All Along the Watchtower
“Jimi Hendrix, man.” He flashed an impish grin and skied off into the trees. I stood there for a moment, confused, searching for any interpretation I might have overlooked, and then turned to my friends with what must have been a baffled expression. They burst into incredulous laughter. “What the hell was that?”
It was a normal afternoon in the backcountry several years ago. We sledded up to the base of our favorite playground and found… him. He looked the part of a typical ski bum. Duct-taped pants. Duct-taped snowmobile. Beard. Dirty knit hat. Beat-up skis. But he carried some sort of compact, engine-driven Rube Goldberg device on his back and wore a battered climbing harness.
Now, I’m a gearhead. As in, someone who obsesses over all things mechanical. I studied his contraption from afar until my curiosity got the best of me. I had to know. Was it a generator for some hidden hut? Was it a folding chainsaw? A powered parachute? What the hell was it, and why was he skiing with it on his back?
“That’s a nice… pack you’ve got there.” I quipped as I approached. “Yeah,” he said, followed by a tense pause where more dialogue should have commenced. So much for a repartee. He was facing me now and I couldn’t see the device any longer. I tried to play it cool. “So, what is that thing?” I casually asked. That’s when he turned, clicked into his skis, and said: “Jimi Hendrix, man.” Then he was gone, and I was left to wonder what the devil he was talking about.
On our way up the skintrack, we continued talking about “Hendrix Man.” Maybe he was a misunderstood genius. Maybe Hendrix was his name. Maybe ole’ Jimi was tearing it up in this guy’s iPod. Who knows.
But then, far below us, a chainsaw-like whine split the quiet afternoon. “What is he doing now?” we wondered out loud. Our explanations became more and more outlandish: Maybe he was cutting an illegal snowmobile trail to get higher up the mountain. Maybe he was building a cabin. Maybe he was slicing up the bodies of backcountry skiers he had ambushed and murdered. Fantastic.
The engine scream started moving uphill at a rate of speed much faster than our own. We had no idea what to think. Then I tripped over the last thing I expected to find in the Bozeman backcountry.
A yellow poly rope. It ran straight down the mountain as far as we could see. Ski tracks ran parallel to the rope. The guy really was a genius. Somehow, he had constructed his own personal ropetow. He had a backpack-mounted, rope-clamping device that used a chainsaw engine for power. After a run, all he had to do was take off his pack, clip it to his harness, clamp the rope to the engine pulley, and fire up his portable lift. At the top, he threw it on his back and skied private powder while the rest of us hoofed it. Bastard! Genius! Genius bastard!

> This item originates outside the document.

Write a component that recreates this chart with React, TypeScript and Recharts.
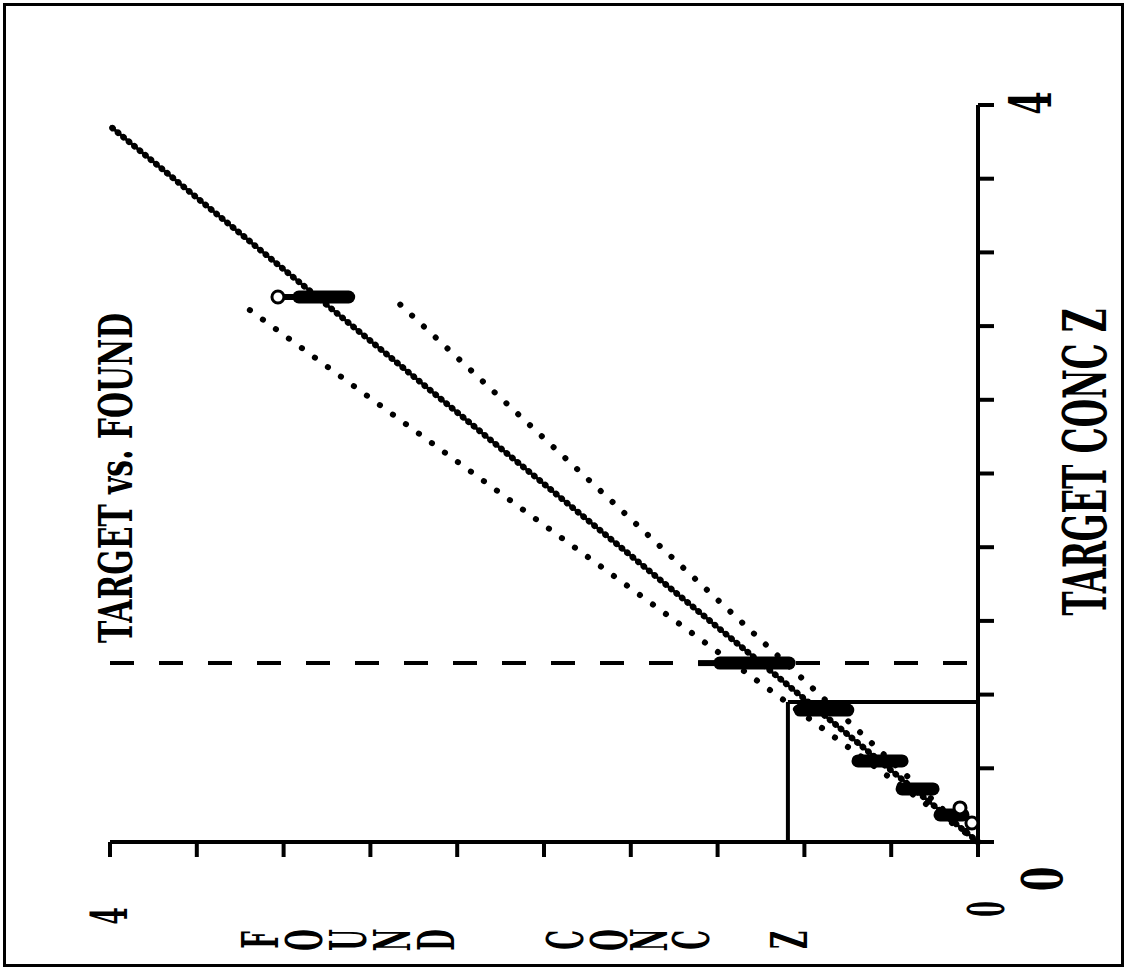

As we pieced it together, the engine whine grew louder. He was coming up for another lap. We skied across the rope and continued up the skintrack, laughing. Ingenuity and motivation are powerful tools, though not as powerful as a chainsaw-powered backpack ski-lift. I was jealous, as any self-respecting gearhead would be. We heard him as he passed us by, and I imagined his raspy reply once more. “Jimi Hendrix, man.”
And wouldn’t you know, I still have no idea what he was talking about.